Iowa State volleyball’s young talent prepares for the fall


Lee Chinyama

Maya Duckworth spikes the ball during Iowa State. vs Texas Tech on Nov. 12, 2022.

Payne Blazevich, Sports Reporter

AMES — After their final tournament in Iowa City, Iowa, the Cyclones wrapped up a productive one-month spring volleyball season. 

The team’s developmental season included a tournament win in Hilton Coliseum along with a variety of closed and open matches against opponents across the Midwest. Iowa State’s 2023 spring season was especially important, as the Cyclones will field another young team in the fall. 

Iowa State will be returning a group of veterans, but major contributions will come from first or second-year players. Considering the team’s youth, Iowa State spent its spring building experience and focusing on the individual improvement of younger players.

“We just wanted to really improve this spring, we thought there was a lot of room for improvement with the youth,” head coach Christy Johnson-Lynch said. “I thought a lot of people got a lot better, and that was the goal.” 

The Cyclones will enter next season with a heavy emphasis on integrating the team’s younger players, but the approach is not unfamiliar for Iowa State. Youth was a key characteristic of last season’s group, where players like Maya Duckworth and Kelsey Perry stood out as true freshmen. 
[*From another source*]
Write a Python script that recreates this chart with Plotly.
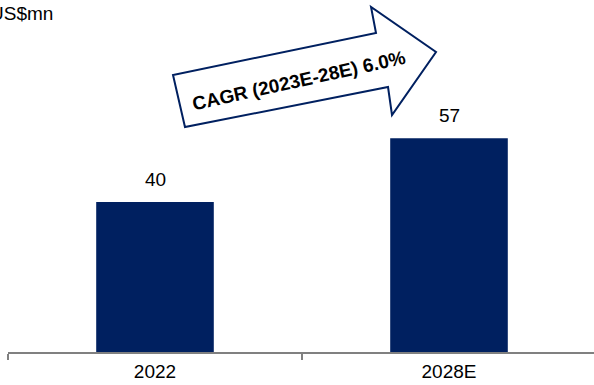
import plotly.graph_objects as go

# Market size data (US$ mn)
years = ["2022", "2028E"]
market_size = [40, 57]
cagr_label = "CAGR (2023E-28E) 6.0%"
unit_label = "US$mn"

BAR_COLOR = "#002060"
FONT = "Arial, Liberation Sans, sans-serif"

W, H = 594, 385
L, B, T, R = 8, 33, 0, 0
plot_w = W - L - R
plot_h = H - B - T


def px(x, y):
    """Convert page pixel position into paper coordinates."""
    return (x - L) / plot_w, (H - B - y) / plot_h


fig = go.Figure()
fig.add_trace(go.Bar(
    x=years,
    y=market_size,
    marker=dict(color=BAR_COLOR, line=dict(width=0)),
    width=0.4,
))

# value labels above bars (category index used as x position)
for i, v in enumerate(market_size):
    fig.add_annotation(
        x=i, y=v, text=str(v), showarrow=False,
        yanchor="bottom", yshift=10,
        font=dict(family=FONT, size=19, color="#000000"),
    )

# block arrow for the CAGR call-out
arrow_pts = [(185, 127), (173, 75), (376, 33), (371, 7), (436, 52), (392, 115), (388, 87)]
path = "M " + " L ".join(f"{px(x, y)[0]:.4f},{px(x, y)[1]:.4f}" for x, y in arrow_pts) + " Z"
fig.add_shape(
    type="path", path=path, xref="paper", yref="paper",
    line=dict(color=BAR_COLOR, width=2), fillcolor="white", layer="above",
)
cx, cy = px(299, 80)
fig.add_annotation(
    x=cx, y=cy, xref="paper", yref="paper", text=f"<b>{cagr_label}</b>",
    showarrow=False, textangle=-12.5, xanchor="center", yanchor="middle",
    font=dict(family=FONT, size=19, color="#000000"),
)

# unit label in the top-left corner
ux, uy = px(-12, 13)
fig.add_annotation(
    x=ux, y=uy, xref="paper", yref="paper", text=unit_label,
    showarrow=False, xanchor="left", yanchor="middle",
    font=dict(family=FONT, size=19, color="#000000"),
)

fig.update_layout(
    width=W, height=H,
    margin=dict(l=L, r=R, t=T, b=B, pad=0),
    plot_bgcolor="white", paper_bgcolor="white",
    showlegend=False,
    bargap=0.6,
)
fig.update_xaxes(
    type="category",
    range=[-0.5, 1.5 - 2 / 294],
    showline=True, linecolor="#808080", linewidth=2,
    ticks="outside", tickson="boundaries", ticklen=6, tickwidth=2, tickcolor="#808080",
    showgrid=False, zeroline=False,
    ticklabelstandoff=1,
    tickfont=dict(family=FONT, size=19, color="#000000"),
)
fig.update_yaxes(
    range=[0, plot_h / 3.75],
    visible=False, showgrid=False, zeroline=False,
)

fig.write_html("out.html")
Iowa State has graduated seven players from that roster, including star outside hitter Eleanor Holthaus. One of the goals for the coaching staff during the spring was to figure out which players could replace her production, not only in kills but passing and setting. 

Duckworth cemented herself as the player best equipped to fill Holthaus’ shoes as her ability to find kills grew “a little bit more terminal” this spring, according to Johnson-Lynch. Still, plenty of production has come from a variety of different players.

“What’s really fun about this team is that, even really every single match we played, we just mixed and matched, and we just threw a different combination of people out there,” Johnson-Lynch said.

Among Iowa State’s newcomers, true freshman Nayeli Gonzalez looks to be a potential breakout player. The 6-foot-2 hitter provides Iowa State with power and a playmaking ability that can complement Duckworth. 

It took Gonzalez some time to adjust to the college level, but by the end of spring, she found her rhythm in the team’s rotation.

“I think she’s gained a lot of confidence; now when you watch her play, you wouldn’t know that she’s really a high school senior,” Johnson-Lynch said. 

With Gonzalez calm and confident in her role, Iowa State has another game-changing player to rely on in big moments. The Cyclones had plenty of different players take over games last season, and it’s a trait Iowa State looks to maintain. 

Key veterans like Alexis Engelbrecht and Annie Hatch provide stability and experience for Iowa State. Paired alongside some dangerous newcomers, the Cyclones look to build on an NCAA Tournament-caliber season.

“We have the ability to [adjust], we have a little bit more flexibility than maybe we did last fall,” Johnson-Lynch said. “It didn’t really seem to matter who was out there, we were always playing at a pretty high level.”